On using the "fat tax" to change behavior



This week's Grand Rounds hosted by Kevin MD included a thought-provoking article, "Marketing, Obesity, and the Fat Tax" at Diabetes Mine. Kevin MD, in refencing it, said "I'm all for it", 'it' being a proposed tax on fattening, unhealthy, or non-nutrient-dense foods. Amy, the host of Diabetes Mine, in turn said:

On this note, I have to say that I think the proposed Fat Tax (aka "Twinkie Tax") is a great idea. Slap a 7 to 10 percent tax increase on high-fat, high-calorie, low-nutrient foods

The Diabetes Mine commenters were likewise supportive:

  • I agree with you that the so called "fat tax" is a good idea.
  • I have to agree, they should take that so called "fat-tax" and make the healthier foods more damn affordable.
  • IMHO the money from the fat-tax (if it is ever implemented) should go to programs that will educate people about healthy eating.
  • I really like the idea of a "fat" tax, diabetes tax, whatever you wanna call it.
I have to be honest, I personally am not in favor of such a tax, and think that this line of reasoning is defective. So I figured, it's time for a little research.

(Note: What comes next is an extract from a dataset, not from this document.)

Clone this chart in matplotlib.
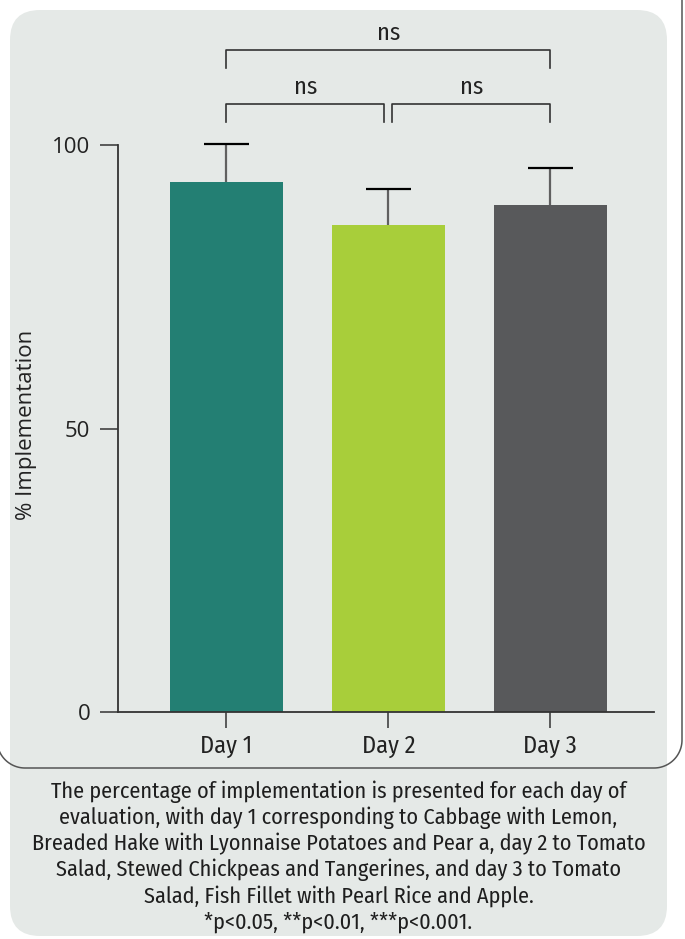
import matplotlib
matplotlib.use("Agg")
import matplotlib.pyplot as plt
import numpy as np
from matplotlib import font_manager
from matplotlib.lines import Line2D
from matplotlib.patches import FancyBboxPatch
from matplotlib.transforms import IdentityTransform

# values
days = ["Day 1", "Day 2", "Day 3"]
means = [93.5, 85.9, 89.4]
sds = [6.6, 6.3, 6.5]
bar_colors = ["#237f73", "#a8ce3a", "#58595b"]
yticks = [0, 50, 100]
caption = [
    "The percentage of implementation is presented for each day of",
    "evaluation, with day 1 corresponding to Cabbage with Lemon,",
    "Breaded Hake with Lyonnaise Potatoes and Pear a, day 2 to Tomato",
    "Salad, Stewed Chickpeas and Tangerines, and day 3 to Tomato",
    "Salad, Fish Fillet with Pearl Rice and Apple.",
    "*p<0.05, **p<0.01, ***p<0.001.",
]
# (left, right, label) comparisons
pairs = [(0, 2, "ns"), (0, 1, "ns"), (1, 2, "ns")]


def pick(*names):
    for n in names:
        try:
            font_manager.findfont(font_manager.FontProperties(family=n),
                                  fallback_to_default=False)
            return n
        except Exception:
            pass
    return "DejaVu Sans"


wide = pick("Open Sans", "Noto Sans", "DejaVu Sans")
narrow = pick("Fira Sans Condensed", "IBM Plex Sans Condensed", "Open Sans")

W, H = 685, 939
fig = plt.figure(figsize=(W / 100, H / 100), dpi=100, facecolor="white")

# grey panel
panel = FancyBboxPatch((10, H - 936), 657, 926,
                       boxstyle="round,pad=0,rounding_size=30",
                       transform=IdentityTransform(), facecolor="#e5e9e7",
                       edgecolor="none", zorder=-5)
fig.patches.append(panel)

# rounded outline round the chart (open at the top, cut by the page edge)
r, x_l, x_r, y_b = 28, -3, 682, 768
t1 = np.linspace(0, np.pi / 2, 30)
t2 = np.linspace(np.pi / 2, np.pi, 30)
bx = np.concatenate([[x_r], x_r - r + r * np.cos(t1),
                     x_l + r + r * np.cos(t2), [x_l]])
by = np.concatenate([[-2], y_b - r + r * np.sin(t1),
                     y_b - r + r * np.sin(t2), [700]])
fig.add_artist(Line2D(bx, H - by, transform=IdentityTransform(),
                      color="#555555", linewidth=1.1, zorder=-4))

ax = fig.add_axes([118 / W, 1 - 712 / H, 536 / W, 692 / H])
ax.set_facecolor("none")
x = list(range(len(days)))
ax.bar(x, means, width=0.70, color=bar_colors, zorder=2)
tops = [m + s for m, s in zip(means, sds)]
ax.vlines(x, means, tops, color="#606060", linewidth=1.6, zorder=3)
ax.hlines(tops, [i - 0.14 for i in x], [i + 0.14 for i in x],
          color="black", linewidth=1.6, zorder=3)

ax.set_xlim(-0.67, 2.64)
ax.set_ylim(0, 122.05)
ax.set_yticks(yticks)
ax.set_yticklabels([str(t) for t in yticks], fontfamily=wide, fontsize=16,
                   color="#222222")
ax.set_xticks(x)
ax.set_xticklabels(days, fontfamily=narrow, fontsize=17.5, color="#222222")
ax.tick_params(axis="y", length=13, width=1.1, pad=7, color="#333333")
ax.tick_params(axis="x", length=11.5, width=1.1, pad=5, color="#333333")
for s in ("top", "right"):
    ax.spines[s].set_visible(False)
ax.spines["left"].set_bounds(0, 100)
for s in ("left", "bottom"):
    ax.spines[s].set_linewidth(1.3)
    ax.spines[s].set_color("#333333")

ax.set_ylabel("% Implementation", fontfamily=wide, fontsize=16,
              color="#222222", labelpad=6)
ax.yaxis.set_label_coords(-81 / 536, (712 - 425) / 692)

# significance brackets
levels = {(0, 2): 116.75, (0, 1): 107.2, (1, 2): 107.2}
for a, b, lab in pairs:
    y = levels[(a, b)]
    xa = a + (0.025 if (a, b) == (1, 2) else 0)
    xb = b - (0.025 if (a, b) == (0, 1) else 0)
    ax.plot([xa, xa, xb, xb], [y - 3.2, y, y, y - 3.2], color="#333333",
            linewidth=1.2, clip_on=False, zorder=3)
    ax.text((xa + xb) / 2, y + 1.0, lab, ha="center", va="bottom",
            fontfamily=narrow, fontsize=17.5, color="#222222")

for i, line in enumerate(caption):
    fig.text(338.5 / W, 1 - (792 + 26.0 * i) / H, line, ha="center",
             va="center", fontfamily=narrow, fontsize=16, color="#1e1e1e")

fig.savefig("out.png", dpi=100, facecolor="white")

The question "should there be a fat tax?" actually boils down to 4 separate questions here:

1. Has taxation been ever shown to reduce consumption of any other unhealthy consumables?
2. Are those other unhealthy consumables comparable to "junk food" in significant ways?
3. If implemented, will the tax have the effect intended?
4. Should, as a matter of public policy, a tax therefore be implemented?